Flaw # 7 from the Project Streamline report:
The most commonly cited effect of the foundation funding system is that nonprofits continually reinvent their programs—at least on paper—in response to foundations’ preference for the “new and different,” and reluctance to pay core operating support. Application and reporting requirements also cause nonprofits to develop strategies that are the opposite of what foundations intend. For example, nonprofits learn to work around grantmaking staff to ensure that their proposal is considered. They devote time and energy to board mapping, described by one nonprofit representative as “looking for the second cousin twice removed” who can help the nonprofit avoid the standard hoops and get straight to the funder’s board.
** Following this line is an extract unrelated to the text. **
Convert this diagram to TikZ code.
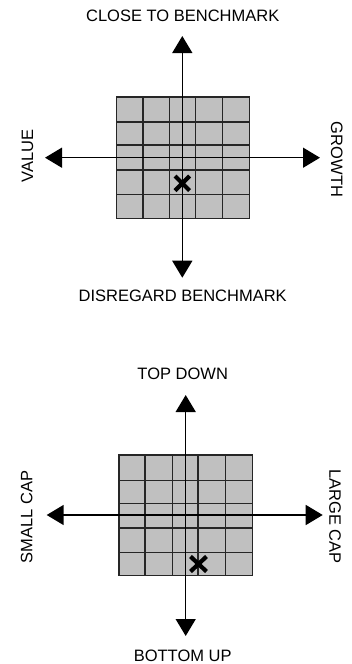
\documentclass[tikz,border=0pt]{standalone}
\usepackage{fontspec}
\setmainfont{Liberation Sans}
\usetikzlibrary{arrows.meta}
\definecolor{cellgray}{HTML}{C0C0C0}
\definecolor{linegray}{HTML}{262626}
\begin{document}
\begin{tikzpicture}[x=1pt,y=-1pt,
  axis/.style={line width=1.5pt,{Triangle[length=17pt,width=20pt]}-{Triangle[length=17pt,width=20pt]}},
  gridline/.style={draw=linegray,line width=1.4pt},
  lbl/.style={font=\fontsize{16.5}{18}\selectfont,inner sep=0pt},
  cross/.style={line width=4.2pt}]
\useasboundingbox (0,0) rectangle (351,664);

% ---------- top diagram ----------
\filldraw[fill=cellgray,gridline] (116.7,97) rectangle (249.3,218.3);
\foreach \x in {143,169.7,195.3,222.7} \draw[gridline] (\x,97) -- (\x,218.3);
\foreach \y in {122,145,170,194.7} \draw[gridline] (116.7,\y) -- (249.3,\y);
\coordinate (aT) at (182.3,36);
\coordinate (aB) at (182.3,277.7);
\coordinate (aL) at (45,157.7);
\coordinate (aR) at (320,157.7);
\draw[axis] (aT) -- (aB);
\draw[axis] (aL) -- (aR);
\draw[cross] (175,176) -- (189.6,190.6) (175,190.6) -- (189.6,176);
\node[lbl] (t1) at (182.7,15.5) {CLOSE TO BENCHMARK};
\node[lbl] (b1) at (182.7,296) {DISREGARD BENCHMARK};
\node[lbl,rotate=90] (l1) at (27.5,155.7) {VALUE};
\node[lbl,rotate=-90] (r1) at (336.7,159.5) {GROWTH};

% ---------- bottom diagram ----------
\filldraw[fill=cellgray,gridline] (119,455) rectangle (252.3,575.7);
\foreach \x in {145,172.3,198,225.7} \draw[gridline] (\x,455) -- (\x,575.7);
\foreach \y in {480.3,503.3,528,552.3} \draw[gridline] (119,\y) -- (252.3,\y);
\coordinate (cT) at (185.7,395);
\coordinate (cB) at (185.7,636);
\coordinate (cL) at (46.7,515);
\coordinate (cR) at (322.7,515);
\draw[axis] (cT) -- (cB);
\draw[axis] (cL) -- (cR);
\draw[cross] (190.5,556.5) -- (206.5,571.5) (190.5,571.5) -- (206.5,556.5);
\node[lbl] (t2) at (182.7,374.3) {TOP DOWN};
\node[lbl] (b2) at (182.7,656) {BOTTOM UP};
\node[lbl,rotate=90] (l2) at (26.7,516.7) {SMALL CAP};
\node[lbl,rotate=-90] (r2) at (335,516.7) {LARGE CAP};
\end{tikzpicture}
\end{document}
Grantmaking staff find it troublesome when a nonprofit organization circumvents the normal application and reporting process in this way, but nonprofits continue to do it because they find that it works.
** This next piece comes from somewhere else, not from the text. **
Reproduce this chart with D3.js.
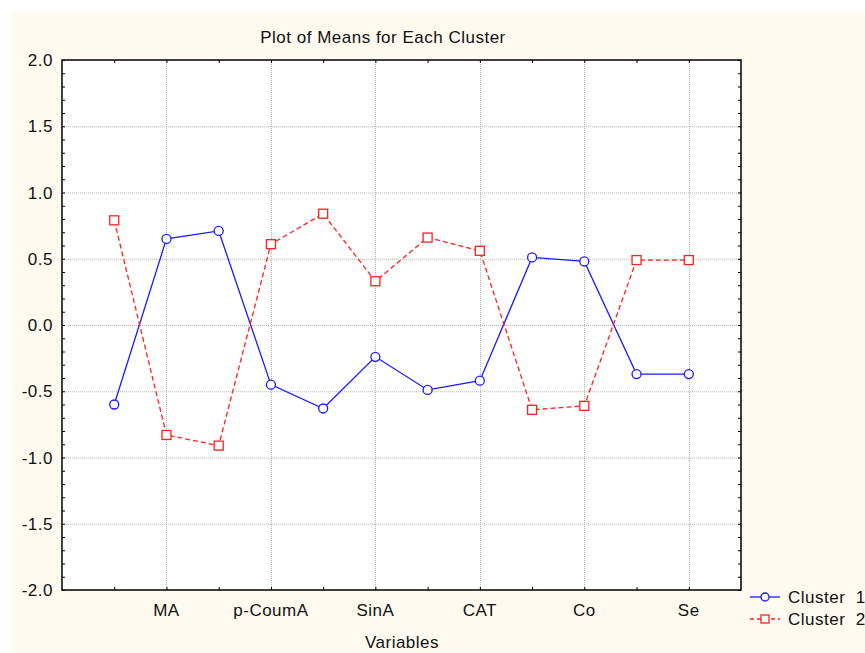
<!DOCTYPE html>
<html>
<head>
<meta charset="utf-8">
<script src="https://cdn.jsdelivr.net/npm/d3@7"></script>
<style>
  body { margin: 0; background: #fff; }
  svg text { font-family: Arial, "Liberation Sans", sans-serif; fill: #111; font-size: 17px; letter-spacing: 0.5px; }
</style>
</head>
<body>
<svg id="chart" width="865" height="653"></svg>
<script>
'use strict';

// data
const variables = ["", "MA", "", "p-CoumA", "", "SinA", "", "CAT", "", "Co", "", "Se"];
const cluster1 = [-0.60, 0.65, 0.71, -0.45, -0.63, -0.24, -0.49, -0.42, 0.51, 0.48, -0.37, -0.37];
const cluster2 = [0.79, -0.83, -0.91, 0.61, 0.84, 0.33, 0.66, 0.56, -0.64, -0.61, 0.49, 0.49];
const yTicks = [-2.0, -1.5, -1.0, -0.5, 0.0, 0.5, 1.0, 1.5, 2.0];
const seriesNames = ["Cluster  1", "Cluster  2"];

const svg = d3.select("#chart");

// cream panel
svg.append("rect")
    .attr("x", 12).attr("y", 12)
    .attr("width", 853).attr("height", 641)
    .attr("fill", "#fefaf0");

const margin = { top: 60, left: 62, right: 741, bottom: 590 };
const idx = d3.range(variables.length);

const xScale = d3.scalePoint().domain(idx).range([margin.left, margin.right]).padding(1);
const yScale = d3.scaleLinear().domain([-2, 2]).range([margin.bottom, margin.top]);

// plot area
svg.append("rect")
    .attr("x", margin.left).attr("y", margin.top)
    .attr("width", margin.right - margin.left).attr("height", margin.bottom - margin.top)
    .attr("fill", "#fff");

// grid
const grid = svg.append("g").attr("stroke", "#b4b4b4").attr("stroke-width", 1).attr("stroke-dasharray", "1,1");
grid.selectAll(".hg").data(yTicks.slice(1, -1)).enter().append("line")
    .attr("x1", margin.left).attr("x2", margin.right)
    .attr("y1", d => yScale(d) + 0.5).attr("y2", d => yScale(d) + 0.5);
grid.selectAll(".vg").data(idx.filter(i => variables[i] !== "")).enter().append("line")
    .attr("y1", margin.top).attr("y2", margin.bottom)
    .attr("x1", d => Math.round(xScale(d)) + 0.5).attr("x2", d => Math.round(xScale(d)) + 0.5);

// axes (ticks inside)
const yLeft = d3.axisRight(yScale).ticks(40).tickSize(3).tickFormat("");
const yRight = d3.axisLeft(yScale).ticks(40).tickSize(3).tickFormat("");
const xBottom = d3.axisTop(xScale).tickSize(3).tickFormat("");
const xTop = d3.axisBottom(xScale).tickSize(3).tickFormat("");

function styleAxis(g) {
    g.select(".domain").remove();
    g.selectAll(".tick line").attr("stroke", "#000");
}
svg.append("g").attr("transform", `translate(${margin.left},0)`).call(yLeft).call(styleAxis);
svg.append("g").attr("transform", `translate(${margin.right},0)`).call(yRight).call(styleAxis);
svg.append("g").attr("transform", `translate(0,${margin.bottom})`).call(xBottom).call(styleAxis);
svg.append("g").attr("transform", `translate(0,${margin.top})`).call(xTop).call(styleAxis);

// frame
svg.append("rect")
    .attr("x", margin.left).attr("y", margin.top)
    .attr("width", margin.right - margin.left).attr("height", margin.bottom - margin.top)
    .attr("fill", "none").attr("stroke", "#000").attr("stroke-width", 1.5);

// tick labels
svg.selectAll(".ylab").data(yTicks).enter().append("text")
    .attr("x", 53).attr("y", d => yScale(d) + 6)
    .attr("text-anchor", "end")
    .text(d => d.toFixed(1));

svg.selectAll(".xlab").data(idx.filter(i => variables[i] !== "")).enter().append("text")
    .attr("x", d => xScale(d)).attr("y", 616)
    .attr("text-anchor", "middle")
    .text(d => variables[d]);

svg.append("text").attr("x", 402).attr("y", 648).attr("text-anchor", "middle")
    .text("Variables");

svg.append("text").attr("x", 383).attr("y", 43).attr("text-anchor", "middle")
    .text("Plot of Means for Each Cluster");

// lines
const line = d3.line().x((d, i) => xScale(i)).y(d => yScale(d));

svg.append("path").datum(cluster1).attr("d", line)
    .attr("fill", "none").attr("stroke", "#1a1aff").attr("stroke-width", 1.3);
svg.append("path").datum(cluster2).attr("d", line)
    .attr("fill", "none").attr("stroke", "#ff2020").attr("stroke-width", 1.3)
    .attr("stroke-dasharray", "5,3");

svg.selectAll(".p1").data(cluster1).enter().append("circle")
    .attr("cx", (d, i) => xScale(i)).attr("cy", d => yScale(d)).attr("r", 4.5)
    .attr("fill", "#fff").attr("stroke", "#1a1aff").attr("stroke-width", 1.3);
svg.selectAll(".p2").data(cluster2).enter().append("rect")
    .attr("x", (d, i) => xScale(i) - 4.5).attr("y", d => yScale(d) - 4.5)
    .attr("width", 9).attr("height", 9)
    .attr("fill", "#fff").attr("stroke", "#ff2020").attr("stroke-width", 1.3);

// legend
const legend = svg.append("g");
const ly = [597, 619];
legend.append("line").attr("x1", 750).attr("x2", 780).attr("y1", ly[0]).attr("y2", ly[0])
    .attr("stroke", "#1a1aff").attr("stroke-width", 1.3);
legend.append("circle").attr("cx", 765).attr("cy", ly[0]).attr("r", 4)
    .attr("fill", "#fff").attr("stroke", "#1a1aff").attr("stroke-width", 1.3);
legend.append("line").attr("x1", 750).attr("x2", 780).attr("y1", ly[1]).attr("y2", ly[1])
    .attr("stroke", "#ff2020").attr("stroke-width", 1.3).attr("stroke-dasharray", "4,3");
legend.append("rect").attr("x", 761).attr("y", ly[1] - 4).attr("width", 8).attr("height", 8)
    .attr("fill", "#fff").attr("stroke", "#ff2020").attr("stroke-width", 1.3);
legend.selectAll(".lt").data(seriesNames).enter().append("text")
    .attr("x", 788).attr("y", (d, i) => ly[i] + 6)
    .attr("xml:space", "preserve").style("white-space", "pre")
    .text(d => d);
</script>
</body>
</html>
This might be the best example yet of the difference between looking at philanthropic giving through the lens of consumer behavior (donors are “buying” the “good” that nonprofits “sell”) vs. investing (donors are “investing” in the nonprofit organization and the “return on investment” is the “good” the nonprofit does). As I mentioned in prior posts, I tend to use the investing framework. A smart friend of mine disagrees and uses the consumer model. My friend George Overholser, who is one of the best thinkers on this topic, thinks that some donors are “customers” and others are “investors”. George probably has it right. But as he suggests in his paper Building is Not Buying, it is important for funders to recognize if they are builders (investors) or buyers (customers) and act accordingly.
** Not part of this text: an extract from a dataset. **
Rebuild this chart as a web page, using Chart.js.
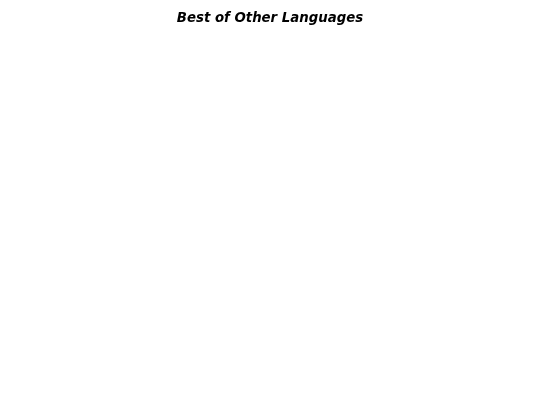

The “flaw” outlined above sets funders up as customers. Investors in a business don’t ask the organization to bend and mold to what the investor wants. Investors compete to invest in organizations that they think are doing a great job already. Warren Buffett is famous for investing in a company and then getting out of the way so they can keep doing what they were doing before he came along.
Customers on the other hand ask organizations to do whatever they want. As a customer, you don’t care what the most cost efficient way for Starbucks to serve you a cup of coffee is. You want the best purchasing experience and best cup of coffee at the best price (and who cares if Starbucks is making or losing money as long as you get what you want). Smart businesses don’t try and serve every customer, they seek out the niche of customers who the business can serve profitably.
So looking at the “flaw” above I’d suggest that if a foundation views themselves as an investor, then the flaw is spot on. It is inconsistent to believe you are a philanthropic investor while at the same time requiring your grantees to perform “fundraising gymnastics”. If on the other hand you are happy being a philanthropic consumer — paying nonprofits to do social good — than I don’t see anything wrong with the fundraising gymnastics routine. As a customer, you have the right to ask the organization you are purchasing from to serve your needs. But smart nonprofits will refuse to serve those “customers” who are not profitable (ie. those customers whose net grants are not worth the trouble).